EXERCISE TASK: Set down the material below word for word, excluding the pictures.
◇ ◇ ◇ ◇ ◇ ◇ ◇
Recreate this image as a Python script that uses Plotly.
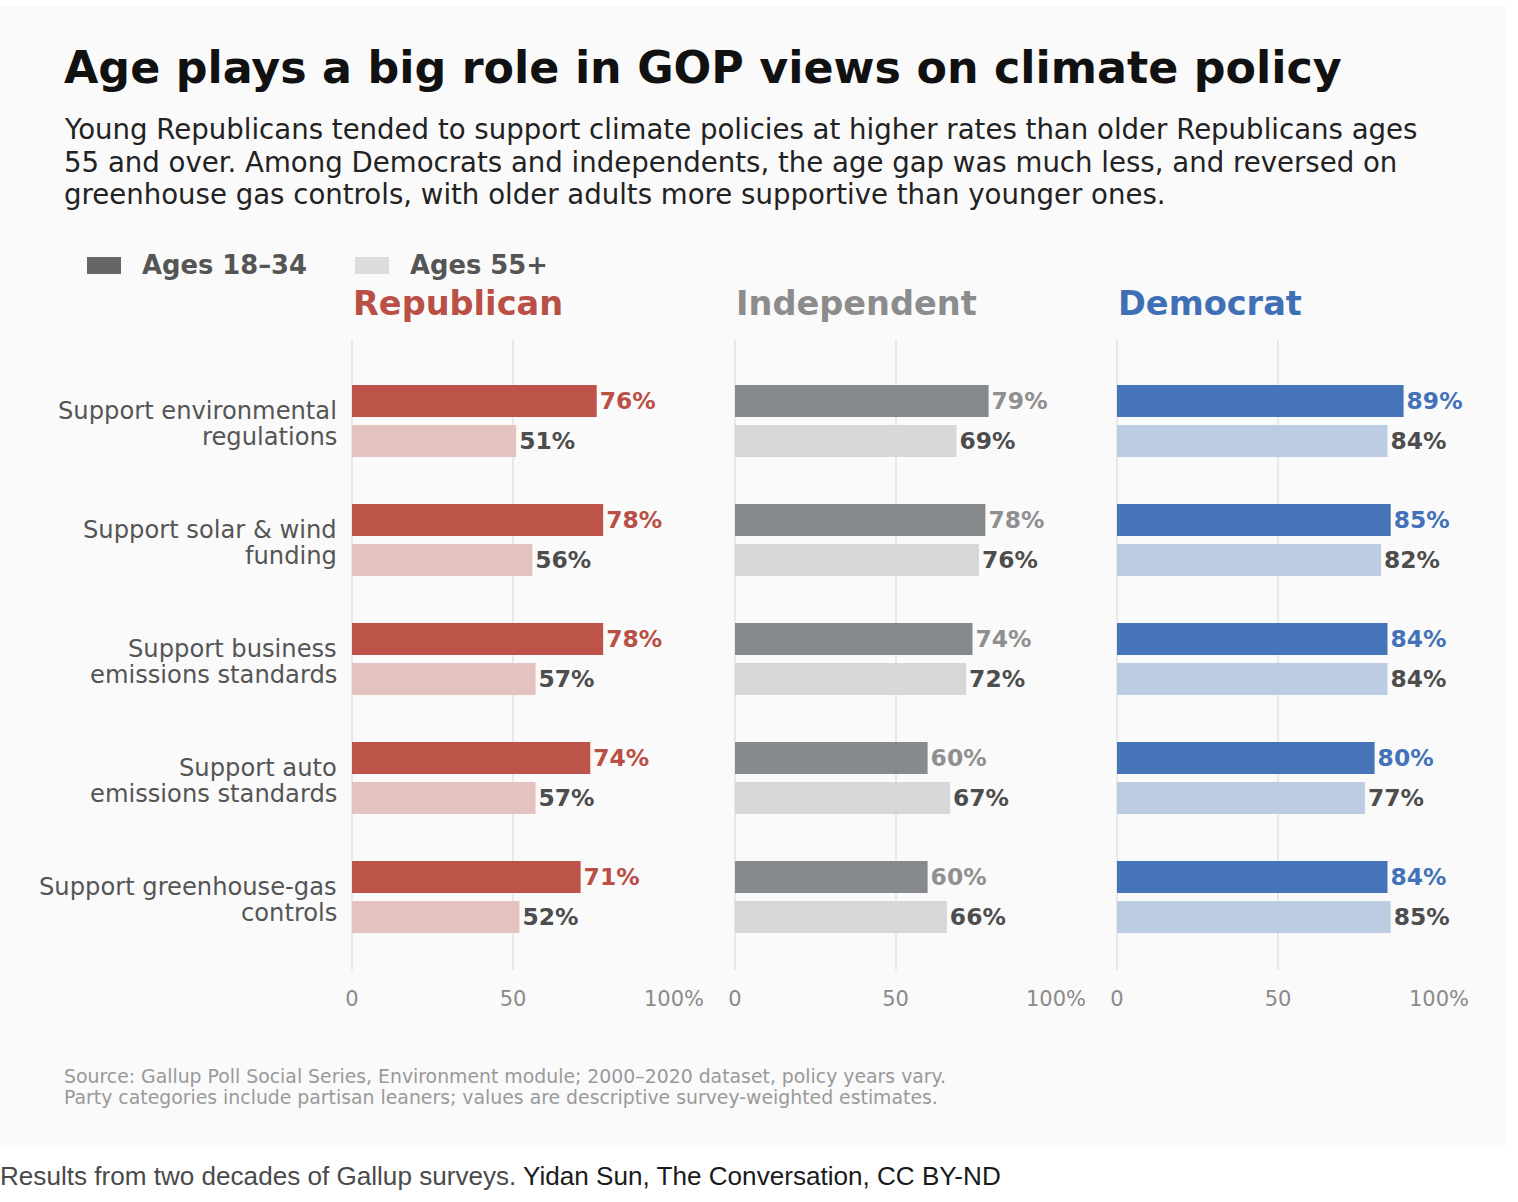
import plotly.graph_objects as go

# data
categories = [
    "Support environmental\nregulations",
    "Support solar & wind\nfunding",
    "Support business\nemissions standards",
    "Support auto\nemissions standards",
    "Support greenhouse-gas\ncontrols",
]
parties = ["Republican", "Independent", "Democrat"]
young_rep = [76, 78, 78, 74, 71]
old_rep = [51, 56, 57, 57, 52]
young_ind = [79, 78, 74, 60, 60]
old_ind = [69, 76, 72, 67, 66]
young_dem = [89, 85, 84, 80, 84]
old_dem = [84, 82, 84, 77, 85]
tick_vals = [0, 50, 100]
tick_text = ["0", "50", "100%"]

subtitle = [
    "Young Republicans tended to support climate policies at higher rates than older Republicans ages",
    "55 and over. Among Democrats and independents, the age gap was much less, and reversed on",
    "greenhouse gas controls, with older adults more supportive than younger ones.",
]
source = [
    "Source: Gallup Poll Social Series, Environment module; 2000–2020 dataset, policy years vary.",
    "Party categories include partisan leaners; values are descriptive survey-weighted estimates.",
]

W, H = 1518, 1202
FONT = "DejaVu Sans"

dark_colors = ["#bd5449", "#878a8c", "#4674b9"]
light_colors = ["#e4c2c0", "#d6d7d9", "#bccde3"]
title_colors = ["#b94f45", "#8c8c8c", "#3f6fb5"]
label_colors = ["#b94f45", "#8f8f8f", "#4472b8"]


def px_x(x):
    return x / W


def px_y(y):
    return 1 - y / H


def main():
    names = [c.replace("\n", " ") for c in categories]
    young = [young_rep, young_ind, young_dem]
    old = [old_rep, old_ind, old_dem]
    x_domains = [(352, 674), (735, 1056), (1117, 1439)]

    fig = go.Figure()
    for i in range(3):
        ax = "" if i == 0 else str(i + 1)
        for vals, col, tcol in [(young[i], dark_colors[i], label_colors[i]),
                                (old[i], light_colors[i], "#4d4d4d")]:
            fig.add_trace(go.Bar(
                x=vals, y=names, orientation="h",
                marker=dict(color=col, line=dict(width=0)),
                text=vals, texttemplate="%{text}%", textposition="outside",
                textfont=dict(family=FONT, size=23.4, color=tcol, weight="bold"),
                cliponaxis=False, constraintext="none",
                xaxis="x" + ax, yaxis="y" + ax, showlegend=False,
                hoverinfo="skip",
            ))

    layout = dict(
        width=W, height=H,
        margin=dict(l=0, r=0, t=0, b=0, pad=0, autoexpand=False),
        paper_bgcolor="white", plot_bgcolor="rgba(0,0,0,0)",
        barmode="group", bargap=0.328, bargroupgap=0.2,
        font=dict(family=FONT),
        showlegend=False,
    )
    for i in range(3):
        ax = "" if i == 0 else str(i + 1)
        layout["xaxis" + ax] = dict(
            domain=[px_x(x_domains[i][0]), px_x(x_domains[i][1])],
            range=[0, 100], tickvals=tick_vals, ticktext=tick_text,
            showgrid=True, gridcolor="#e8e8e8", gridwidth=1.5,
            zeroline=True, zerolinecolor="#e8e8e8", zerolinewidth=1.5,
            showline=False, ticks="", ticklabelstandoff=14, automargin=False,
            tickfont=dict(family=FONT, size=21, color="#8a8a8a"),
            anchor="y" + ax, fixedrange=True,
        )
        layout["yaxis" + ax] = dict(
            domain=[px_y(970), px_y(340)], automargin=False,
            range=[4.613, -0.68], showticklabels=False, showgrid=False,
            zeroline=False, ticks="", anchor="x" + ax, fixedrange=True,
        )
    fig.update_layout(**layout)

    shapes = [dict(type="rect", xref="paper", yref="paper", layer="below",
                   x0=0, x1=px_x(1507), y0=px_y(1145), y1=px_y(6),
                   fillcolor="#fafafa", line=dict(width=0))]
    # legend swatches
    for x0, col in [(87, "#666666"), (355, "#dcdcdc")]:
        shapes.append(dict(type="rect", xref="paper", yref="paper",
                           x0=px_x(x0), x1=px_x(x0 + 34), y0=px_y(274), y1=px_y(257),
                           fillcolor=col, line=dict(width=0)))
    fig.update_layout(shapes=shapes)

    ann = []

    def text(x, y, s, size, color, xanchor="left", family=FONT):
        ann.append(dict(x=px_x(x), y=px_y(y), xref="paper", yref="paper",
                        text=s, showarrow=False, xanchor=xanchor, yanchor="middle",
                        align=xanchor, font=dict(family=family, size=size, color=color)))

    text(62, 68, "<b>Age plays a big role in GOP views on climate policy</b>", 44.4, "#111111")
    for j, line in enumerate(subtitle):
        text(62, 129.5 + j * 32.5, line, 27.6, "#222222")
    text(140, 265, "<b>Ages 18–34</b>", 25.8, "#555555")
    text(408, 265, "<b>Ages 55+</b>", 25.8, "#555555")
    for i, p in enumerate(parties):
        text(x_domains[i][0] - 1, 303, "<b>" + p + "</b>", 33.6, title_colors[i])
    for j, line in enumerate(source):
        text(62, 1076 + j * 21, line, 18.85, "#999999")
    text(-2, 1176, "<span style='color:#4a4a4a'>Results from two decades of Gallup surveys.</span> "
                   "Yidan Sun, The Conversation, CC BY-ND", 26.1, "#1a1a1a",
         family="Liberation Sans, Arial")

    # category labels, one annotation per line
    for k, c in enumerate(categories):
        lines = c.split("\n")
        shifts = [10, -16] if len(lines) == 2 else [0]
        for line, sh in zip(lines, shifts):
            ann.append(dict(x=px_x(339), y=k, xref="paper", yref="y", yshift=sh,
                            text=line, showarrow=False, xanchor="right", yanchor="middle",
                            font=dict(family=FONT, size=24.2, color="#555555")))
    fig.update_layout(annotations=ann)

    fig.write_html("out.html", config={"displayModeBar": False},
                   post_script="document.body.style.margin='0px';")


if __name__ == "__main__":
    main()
◇ ◇ ◇ ◇ ◇ ◇ ◇
ANSWER TO THE EXERCISE:
Recreate this image as a Python script that uses Plotly.
import plotly.graph_objects as go

# data
categories = [
    "Support environmental\nregulations",
    "Support solar & wind\nfunding",
    "Support business\nemissions standards",
    "Support auto\nemissions standards",
    "Support greenhouse-gas\ncontrols",
]
parties = ["Republican", "Independent", "Democrat"]
young_rep = [76, 78, 78, 74, 71]
old_rep = [51, 56, 57, 57, 52]
young_ind = [79, 78, 74, 60, 60]
old_ind = [69, 76, 72, 67, 66]
young_dem = [89, 85, 84, 80, 84]
old_dem = [84, 82, 84, 77, 85]
tick_vals = [0, 50, 100]
tick_text = ["0", "50", "100%"]

subtitle = [
    "Young Republicans tended to support climate policies at higher rates than older Republicans ages",
    "55 and over. Among Democrats and independents, the age gap was much less, and reversed on",
    "greenhouse gas controls, with older adults more supportive than younger ones.",
]
source = [
    "Source: Gallup Poll Social Series, Environment module; 2000–2020 dataset, policy years vary.",
    "Party categories include partisan leaners; values are descriptive survey-weighted estimates.",
]

W, H = 1518, 1202
FONT = "DejaVu Sans"

dark_colors = ["#bd5449", "#878a8c", "#4674b9"]
light_colors = ["#e4c2c0", "#d6d7d9", "#bccde3"]
title_colors = ["#b94f45", "#8c8c8c", "#3f6fb5"]
label_colors = ["#b94f45", "#8f8f8f", "#4472b8"]


def px_x(x):
    return x / W


def px_y(y):
    return 1 - y / H


def main():
    names = [c.replace("\n", " ") for c in categories]
    young = [young_rep, young_ind, young_dem]
    old = [old_rep, old_ind, old_dem]
    x_domains = [(352, 674), (735, 1056), (1117, 1439)]

    fig = go.Figure()
    for i in range(3):
        ax = "" if i == 0 else str(i + 1)
        for vals, col, tcol in [(young[i], dark_colors[i], label_colors[i]),
                                (old[i], light_colors[i], "#4d4d4d")]:
            fig.add_trace(go.Bar(
                x=vals, y=names, orientation="h",
                marker=dict(color=col, line=dict(width=0)),
                text=vals, texttemplate="%{text}%", textposition="outside",
                textfont=dict(family=FONT, size=23.4, color=tcol, weight="bold"),
                cliponaxis=False, constraintext="none",
                xaxis="x" + ax, yaxis="y" + ax, showlegend=False,
                hoverinfo="skip",
            ))

    layout = dict(
        width=W, height=H,
        margin=dict(l=0, r=0, t=0, b=0, pad=0, autoexpand=False),
        paper_bgcolor="white", plot_bgcolor="rgba(0,0,0,0)",
        barmode="group", bargap=0.328, bargroupgap=0.2,
        font=dict(family=FONT),
        showlegend=False,
    )
    for i in range(3):
        ax = "" if i == 0 else str(i + 1)
        layout["xaxis" + ax] = dict(
            domain=[px_x(x_domains[i][0]), px_x(x_domains[i][1])],
            range=[0, 100], tickvals=tick_vals, ticktext=tick_text,
            showgrid=True, gridcolor="#e8e8e8", gridwidth=1.5,
            zeroline=True, zerolinecolor="#e8e8e8", zerolinewidth=1.5,
            showline=False, ticks="", ticklabelstandoff=14, automargin=False,
            tickfont=dict(family=FONT, size=21, color="#8a8a8a"),
            anchor="y" + ax, fixedrange=True,
        )
        layout["yaxis" + ax] = dict(
            domain=[px_y(970), px_y(340)], automargin=False,
            range=[4.613, -0.68], showticklabels=False, showgrid=False,
            zeroline=False, ticks="", anchor="x" + ax, fixedrange=True,
        )
    fig.update_layout(**layout)

    shapes = [dict(type="rect", xref="paper", yref="paper", layer="below",
                   x0=0, x1=px_x(1507), y0=px_y(1145), y1=px_y(6),
                   fillcolor="#fafafa", line=dict(width=0))]
    # legend swatches
    for x0, col in [(87, "#666666"), (355, "#dcdcdc")]:
        shapes.append(dict(type="rect", xref="paper", yref="paper",
                           x0=px_x(x0), x1=px_x(x0 + 34), y0=px_y(274), y1=px_y(257),
                           fillcolor=col, line=dict(width=0)))
    fig.update_layout(shapes=shapes)

    ann = []

    def text(x, y, s, size, color, xanchor="left", family=FONT):
        ann.append(dict(x=px_x(x), y=px_y(y), xref="paper", yref="paper",
                        text=s, showarrow=False, xanchor=xanchor, yanchor="middle",
                        align=xanchor, font=dict(family=family, size=size, color=color)))

    text(62, 68, "<b>Age plays a big role in GOP views on climate policy</b>", 44.4, "#111111")
    for j, line in enumerate(subtitle):
        text(62, 129.5 + j * 32.5, line, 27.6, "#222222")
    text(140, 265, "<b>Ages 18–34</b>", 25.8, "#555555")
    text(408, 265, "<b>Ages 55+</b>", 25.8, "#555555")
    for i, p in enumerate(parties):
        text(x_domains[i][0] - 1, 303, "<b>" + p + "</b>", 33.6, title_colors[i])
    for j, line in enumerate(source):
        text(62, 1076 + j * 21, line, 18.85, "#999999")
    text(-2, 1176, "<span style='color:#4a4a4a'>Results from two decades of Gallup surveys.</span> "
                   "Yidan Sun, The Conversation, CC BY-ND", 26.1, "#1a1a1a",
         family="Liberation Sans, Arial")

    # category labels, one annotation per line
    for k, c in enumerate(categories):
        lines = c.split("\n")
        shifts = [10, -16] if len(lines) == 2 else [0]
        for line, sh in zip(lines, shifts):
            ann.append(dict(x=px_x(339), y=k, xref="paper", yref="y", yshift=sh,
                            text=line, showarrow=False, xanchor="right", yanchor="middle",
                            font=dict(family=FONT, size=24.2, color="#555555")))
    fig.update_layout(annotations=ann)

    fig.write_html("out.html", config={"displayModeBar": False},
                   post_script="document.body.style.margin='0px';")


if __name__ == "__main__":
    main()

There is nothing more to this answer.